Canada’s labour force also expanded in August, rising by 9k. However, as employment gains were stronger, the unemployment rate fell by 0.4 percentage points to 7.1% in August, the lowest its been since the start of the pandemic.
By industry, the services sector (+93k) accounted for all of the job growth in August. High-touch services sectors such as accommodation and food (+75k), information, culture, and recreation (+24k) did much of the heavy lifting. Gains were also seen in professional, scientific and technical services (+15k), and public administration (+14k). Meanwhile, employment declines in other services (-30k), and finance, insurance, real estate, rental and leasing (-17k). On the whole, services sector employment returned to its pre-pandemic level for the first time in August.
On the goods side, employment declined by 3k positions. The manufacturing (-6k) and agriculture (-11k) both shed jobs last month, while the construction industry (+20k) saw employment rise for the first time since March this year.
In terms of provinces, Ontario (+53k) once again led the way, followed by Alberta (+20k), Saskatchewan (+10k), and B.C. (+14k). Most other provinces saw little change in August.
Total hours worked only ticked up by 0.1% m/m in August. This left hours 2.6% below the February 2020 level.
Key Implications
Canada’s labour market continued to make strides in August, adding a healthy number of jobs, especially in sectors that were hardest hit by the pandemic. Accommodation and food, and information, culture, and recreation, drove the improvement as public health measures were lifted across the country. In addition, relaxation of quarantine rules for U.S. travelers likely aided the recovery.

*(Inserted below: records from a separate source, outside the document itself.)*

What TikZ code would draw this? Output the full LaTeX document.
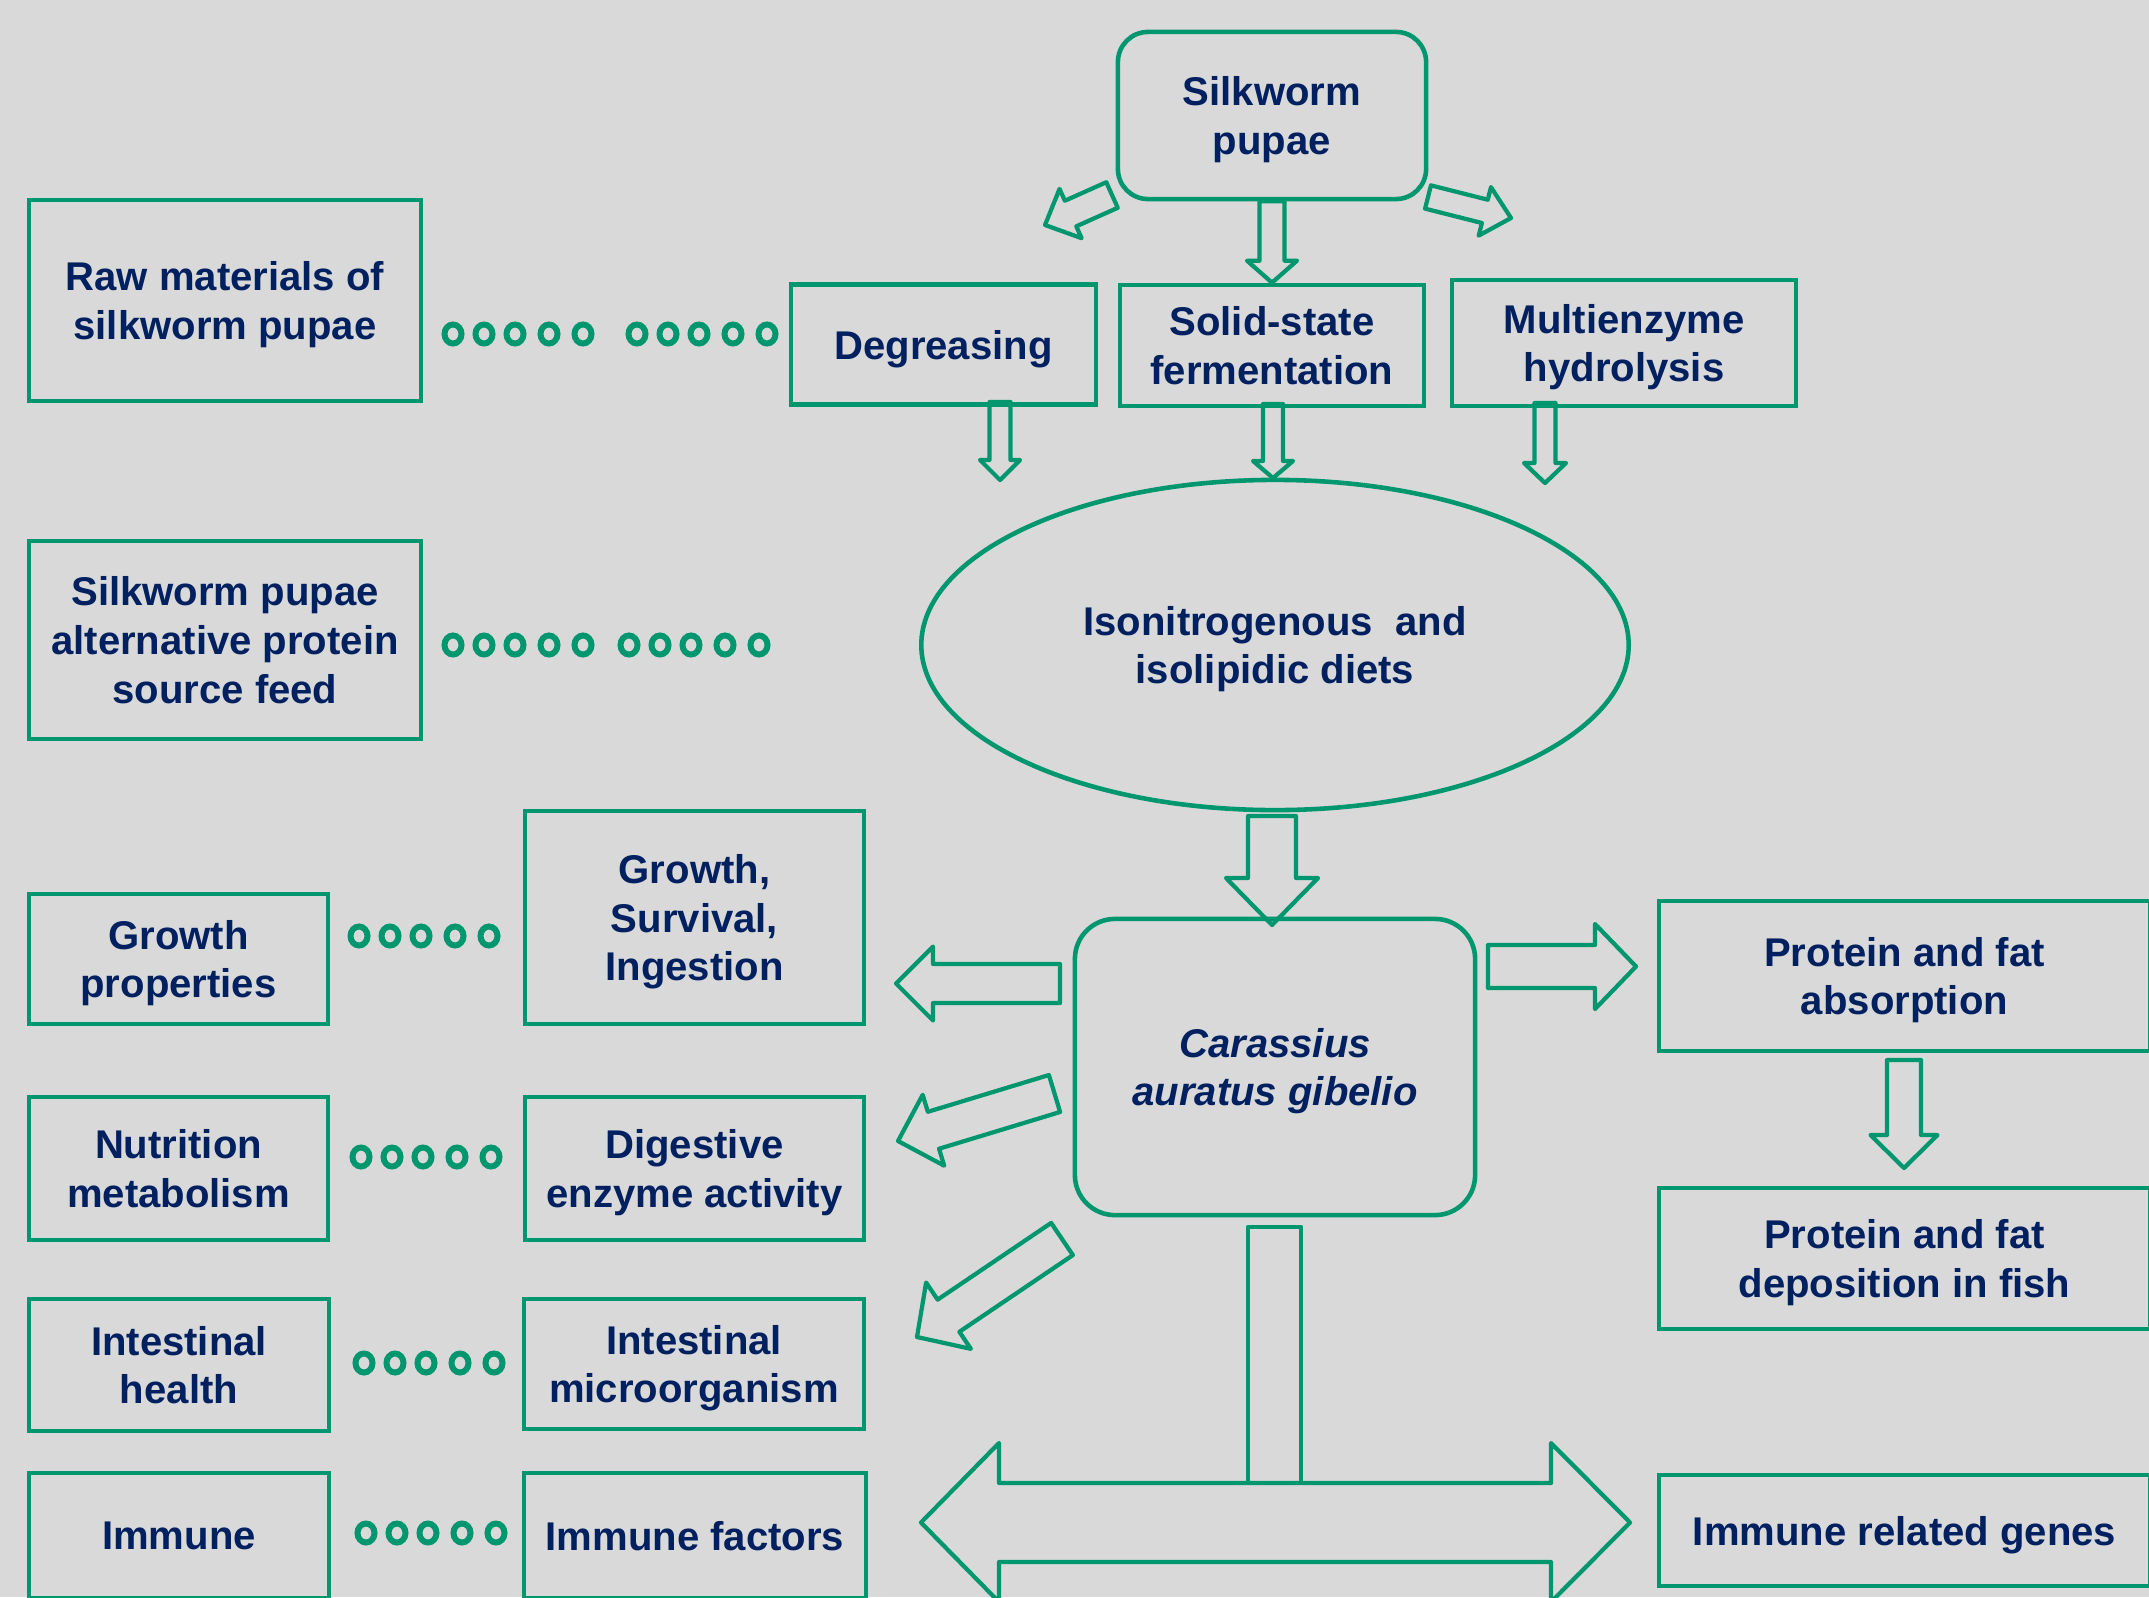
\documentclass[tikz,border=0pt]{standalone}
\usepackage{fontspec}
\setmainfont{Liberation Sans}
\usepackage{xcolor}
\usetikzlibrary{calc,positioning,shapes.geometric}
\definecolor{leafgreen}{RGB}{0,150,110}
\definecolor{navyblue}{RGB}{0,32,96}
\definecolor{paper}{RGB}{217,217,217}
\newcommand{\labelfont}{\fontsize{11.4}{13.9}\selectfont\bfseries}
% block arrow: tail, tip, shaft half width, head half width, head length
\newcommand{\blockarrow}[5]{%
  \coordinate (ah) at ($(#2)!#5!(#1)$);
  \draw[fatarrow] ($(#1)!#3!90:(#2)$) -- ($(ah)!#3!-90:(#1)$) -- ($(ah)!#4!-90:(#1)$)
    -- (#2) -- ($(ah)!#4!90:(#1)$) -- ($(ah)!#3!90:(#1)$) -- ($(#1)!#3!-90:(#2)$) -- cycle;
}

\begin{document}
\begin{tikzpicture}[x=0.01cm, y=-0.01cm,
boxednode/.style={rectangle, draw=leafgreen, line width=1.3pt, text=navyblue, font=\labelfont, align=center, inner sep=0pt, text depth=0pt},
roundednode/.style={boxednode, rounded corners=0.3cm},
ovalnode/.style={ellipse, draw=leafgreen, line width=1.3pt, text=navyblue, font=\labelfont, align=center, inner sep=0pt, text depth=0pt},
fatarrow/.style={draw=leafgreen, line width=1.2pt, line join=round},
ringdot/.style={draw=leafgreen, line width=1.7pt},
]
\useasboundingbox (0,0) rectangle (2149,1597);
\clip (0,0) rectangle (2149,1597);
\fill[paper] (0,0) rectangle (2149,1597);

%Nodes
\node[roundednode, minimum width=3.08cm, minimum height=1.67cm] (pupae) at (1272,115.5) {Silkworm\\pupae};
\node[boxednode, minimum width=3.92cm, minimum height=2.01cm] (raw) at (225,300.5) {Raw materials of\\silkworm pupae};
\node[boxednode, minimum width=3.05cm, minimum height=1.20cm] (degreasing) at (943.5,344.5) {Degreasing};
\node[boxednode, minimum width=3.04cm, minimum height=1.21cm] (solid) at (1272,345.5) {Solid-state\\fermentation};
\node[boxednode, minimum width=3.44cm, minimum height=1.26cm] (enzyme) at (1624,343) {Multienzyme\\hydrolysis};
\node[boxednode, minimum width=3.92cm, minimum height=1.98cm] (altfeed) at (225,640) {Silkworm pupae\\alternative protein\\source feed};
\node[ovalnode, minimum width=7.07cm, minimum height=3.30cm] (diets) at (1275,645) {Isonitrogenous\ \ and\\isolipidic diets};

\node[boxednode, minimum width=2.99cm, minimum height=1.30cm] (growth) at (178.5,959) {Growth\\properties};
\node[boxednode, minimum width=3.39cm, minimum height=2.13cm] (survival) at (694.5,917.5) {Growth,\\Survival,\\Ingestion};
\node[roundednode, rounded corners=0.4cm, minimum width=4.00cm, minimum height=2.96cm, font=\labelfont\itshape] (fish) at (1275,1067) {Carassius\\auratus gibelio};
\node[boxednode, minimum width=4.91cm, minimum height=1.50cm] (absorb) at (1904.5,976) {Protein and fat\\absorption};
\node[boxednode, minimum width=4.91cm, minimum height=1.41cm] (deposit) at (1904.5,1258.5) {Protein and fat\\deposition in fish};
\node[boxednode, minimum width=2.99cm, minimum height=1.43cm] (nutrition) at (178.5,1168.5) {Nutrition\\metabolism};
\node[boxednode, minimum width=3.39cm, minimum height=1.43cm] (enzact) at (694.5,1168.5) {Digestive\\enzyme activity};
\node[boxednode, minimum width=3.00cm, minimum height=1.32cm] (gut) at (179,1365) {Intestinal\\health};
\node[boxednode, minimum width=3.40cm, minimum height=1.30cm] (microbe) at (694,1364) {Intestinal\\microorganism};
\node[boxednode, minimum width=3.00cm, minimum height=1.25cm] (immune) at (179,1535.5) {Immune};
\node[boxednode, minimum width=3.42cm, minimum height=1.25cm] (factors) at (695,1535.5) {Immune factors};
\node[boxednode, minimum width=4.91cm, minimum height=1.11cm] (genes) at (1904.5,1530.5) {Immune related genes};

%Dots
\foreach \x in {453,637}
  \foreach \dx in {0,31,62,96,130}
    \draw[ringdot] ({\x+\dx},334) ellipse [x radius=0.085cm, y radius=0.095cm];
\foreach \x in {453,629}
  \foreach \dx in {0,31,62,96,130}
    \draw[ringdot] ({\x+\dx},645) ellipse [x radius=0.085cm, y radius=0.095cm];
\foreach \x/\y in {359/936,361/1157,364/1363,366/1533}
  \foreach \dx in {0,31,62,96,130}
    \draw[ringdot] ({\x+\dx},\y) ellipse [x radius=0.085cm, y radius=0.095cm];

%Arrows
\coordinate (pupae-l) at (1112,195);   \coordinate (degreasing-in) at (1045,225);
\coordinate (pupae-r) at (1428,197);   \coordinate (enzyme-in) at (1511,218);
\coordinate (degreasing-out) at (1000,402); \coordinate (diets-l) at (1000,480);
\coordinate (solid-out) at (1273,404);      \coordinate (diets-in) at (1273,478);
\coordinate (enzyme-out) at (1545,403);     \coordinate (diets-r) at (1545,483);
\coordinate (diets-out) at (1272,816);      \coordinate (fish-in) at (1272,925);
\coordinate (fish-l) at (1060,983.5);       \coordinate (survival-in) at (896,983.5);
\coordinate (fish-r) at (1488,966.5);       \coordinate (absorb-in) at (1636,966.5);
\coordinate (fish-dl) at (1054.5,1093.5);   \coordinate (enzact-in) at (898,1141);
\coordinate (fish-ddl) at (1062,1239);      \coordinate (microbe-in) at (917,1337);
\coordinate (absorb-out) at (1904,1060);    \coordinate (deposit-in) at (1904,1168);

\blockarrow{pupae-l}{degreasing-in}{0.14cm}{0.27cm}{0.28cm}
\blockarrow{pupae-r}{enzyme-in}{0.12cm}{0.25cm}{0.27cm}
\blockarrow{pupae.south}{solid.north}{0.125cm}{0.25cm}{0.22cm}
\blockarrow{degreasing-out}{diets-l}{0.105cm}{0.20cm}{0.20cm}
\blockarrow{solid-out}{diets-in}{0.10cm}{0.20cm}{0.17cm}
\blockarrow{enzyme-out}{diets-r}{0.105cm}{0.21cm}{0.20cm}
\blockarrow{diets-out}{fish-in}{0.24cm}{0.46cm}{0.47cm}
\blockarrow{fish-l}{survival-in}{0.195cm}{0.37cm}{0.37cm}
\blockarrow{fish-r}{absorb-in}{0.215cm}{0.425cm}{0.41cm}
\blockarrow{fish-dl}{enzact-in}{0.193cm}{0.37cm}{0.37cm}
\blockarrow{fish-ddl}{microbe-in}{0.194cm}{0.40cm}{0.38cm}
\blockarrow{absorb-out}{deposit-in}{0.17cm}{0.335cm}{0.33cm}

%Stem and double arrow
\coordinate (stem-top) at (1248,1227);
\coordinate (stem-bot) at (1301,1483);
\draw[fatarrow] (stem-top) rectangle (stem-bot);
\draw[fatarrow] (921,1522.5) -- (999,1443) -- (999,1483) -- (1551,1483) -- (1551,1443)
  -- (1630,1522.5) -- (1551,1602) -- (1551,1562) -- (999,1562) -- (999,1602) -- cycle;
\end{tikzpicture}
\end{document}
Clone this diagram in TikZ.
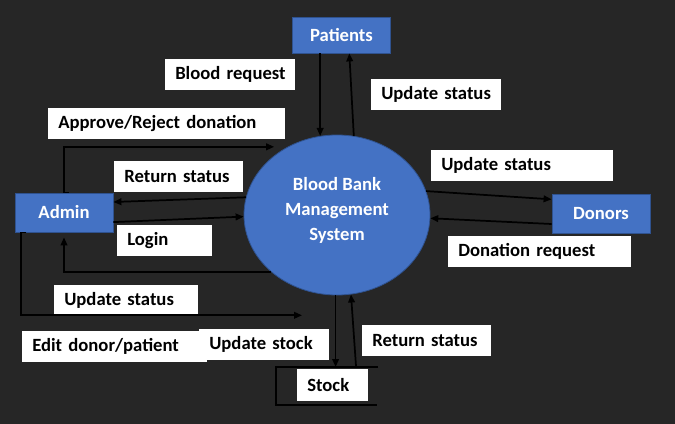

Still, even with August’s advance, the level of employment in high-touch industries was 10% (nearly 300k jobs) off its pre-pandemic mark, and gains have slowed despite provinces further reopening their economies this summer. Indeed, high frequency job postings data show robust demand for workers in these fields, but it appears labour supply has not kept pace, resulting in staff shortages. Career changes, and ongoing health concerns could be possible reasons for the lack of available workers.
Looking ahead, the Delta variant could complicate the labour market recovery in coming months. The virus may have already contributed to weaker confidence among consumers, which could lead to weaker spending activity, thus weighing on labour market improvements. The recovery is likely to be slower and bumpier this fall season.